Travailleurs. Assorti de “Travailleuses”, il s’agit de l’acouphène résonnant du sempiternel disque rayé de certains vieux Partis très nostalgiques, qui veulent encore croire que le mot est un compliment et la notion un idéal.
U
UNEDIC. “Union Nationale pour l’Emploi Dans l’Industrie et le Commerce”. En fait, tout ce qui finit par DIC, ça veut dire “Dans l’Industrie et le Commerce”. Ça ne veut pas dire “Des Incapables au Chômage”. Autrement dit, aucun de ces organismes ne s’occupe vraiment de l’emploi des chômeurs, mais seulement de l’emploi de ceux qui travaillent déjà dans l’industrie et le commerce.
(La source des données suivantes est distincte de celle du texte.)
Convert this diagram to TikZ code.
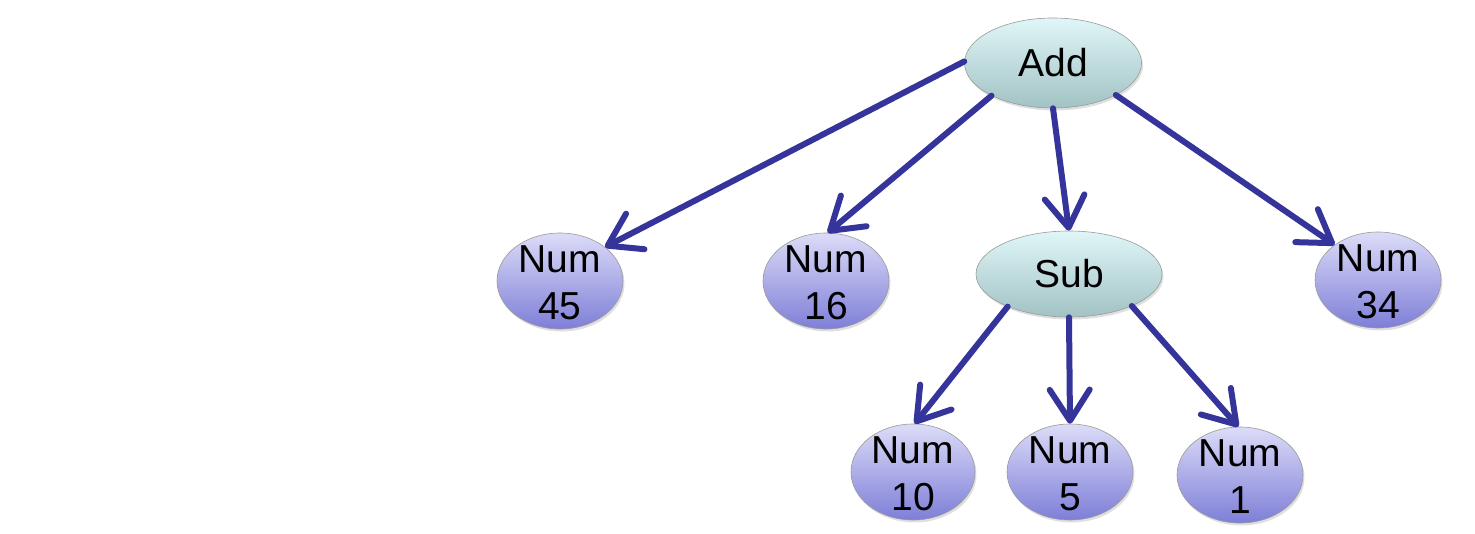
\documentclass[tikz,border=0pt]{standalone}
\usepackage{fontspec}
\setmainfont{Liberation Sans}
\usetikzlibrary{arrows.meta,shapes.geometric,shadows}
\definecolor{arrowblue}{HTML}{34349A}
\definecolor{numtop}{HTML}{DCDCF8}
\definecolor{nummid}{HTML}{B2B2EC}
\definecolor{numbot}{HTML}{7E7ED8}
\definecolor{optop}{HTML}{E0F6F8}
\definecolor{opmid}{HTML}{C6E4E6}
\definecolor{opbot}{HTML}{A2C2C4}
\definecolor{rimgray}{HTML}{9A9A9A}
\tikzset{
  bubble/.style={ellipse, inner sep=0pt, draw=rimgray, line width=0.6pt,
    drop shadow={opacity=0.25, shadow xshift=1.5pt, shadow yshift=-2.5pt}},
  numnode/.style={bubble, minimum width=126pt, minimum height=96pt,
    top color=numtop, middle color=nummid, bottom color=numbot},
  opnode/.style={bubble, top color=optop, middle color=opmid, bottom color=opbot},
  txt/.style={font=\fontsize{39}{47}\selectfont, align=center, inner sep=0pt, text=black},
  conn/.style={draw=arrowblue, line width=6pt, line cap=round,
    -{Straight Barb[length=31pt,width=40pt,round]}}
}
\begin{document}
\begin{tikzpicture}[x=1pt,y=-1pt]
\useasboundingbox (0,0) rectangle (1475,534);
% operator nodes
\node[opnode, minimum width=177pt, minimum height=90pt] (add) at (1053,63) {};
\node[txt] (addt) at (add.center) {Add};
\node[opnode, minimum width=186pt, minimum height=86pt] (sub) at (1069,274) {};
\node[txt] (subt) at (sub.center) {Sub};
% number nodes
\node[numnode] (n45) at (560,281) {};
\node[txt] (n45t) at ([yshift=-2pt]n45.center) {Num\\45};
\node[numnode] (n16) at (826,281) {};
\node[txt] (n16t) at ([yshift=-2pt]n16.center) {Num\\16};
\node[numnode] (n34) at (1378,280) {};
\node[txt] (n34t) at ([yshift=-2pt]n34.center) {Num\\34};
\node[numnode, minimum width=124pt] (n10) at (913,472) {};
\node[txt] (n10t) at ([yshift=-2pt]n10.center) {Num\\10};
\node[numnode] (n5) at (1070,472) {};
\node[txt] (n5t) at ([yshift=-2pt]n5.center) {Num\\5};
\node[numnode] (n1) at (1240,475) {};
\node[txt] (n1t) at ([yshift=-2pt]n1.center) {Num\\1};
% connectors
\draw[conn] (add.179) -- (n45.37);
\draw[conn] (add.208) -- (n16.88);
\draw[conn] (add.270) -- (sub.90);
\draw[conn] (add.333) -- (n34.141);
\draw[conn] (sub.208) -- (n10.88);
\draw[conn] (sub.270) -- (n5.90);
\draw[conn] (sub.333) -- (n1.92);
\end{tikzpicture}
\end{document}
Quant aux individus qui perdent un tel emploi, l’Unedic est certes là pour leur jeter une aumône provisoire, mais surtout pour leur rappeler qu’ils sont en train de ruiner ceux qui bossent toujours dans l’industrie et le commerce.
V
Vérité. C’est sans doute ce qu’il y a de pire chez le chômeur : sa situation est tellement criante de vérité qu’il n’a plus besoin d’ajouter quoi que ce soit pour susciter la haine du reste du monde.
W
Wagon-lit : dernier hôtel 3 étoiles du sans-emploi qui a la chance d’habiter près d’une gare de triage.
X
X : catégorie professionnelle dans laquelle les jeunes chômeuses peuvent encore espérer bénéficier d’un bon coup de piston.
Y
Yéti : ou abominable homme des neiges, aussi légendaire et inquiétant pour le chômeur que ne le sont les synonymes de cet animal fabuleux : employeur, ami ou conjoint.
Z
Zigzag. Cette onomatopée désigne, au figuré, l’évolution sinueuse de la vie de quelqu’un (selon le Larousse). Ne pourrait-elle être aujourd’hui usitée au sens propre pour remplacer l’abréviation latine CV ? En effet, curriculum vitae signifie carrière de la vie. Or, la carrière est une chose qui n’existe plus et qui n’a même jamais existé pour la plupart des chômeurs. Il est donc absurde de demander un CV à un chômeur ! Il serait plus juste de lui demander son Zigzag.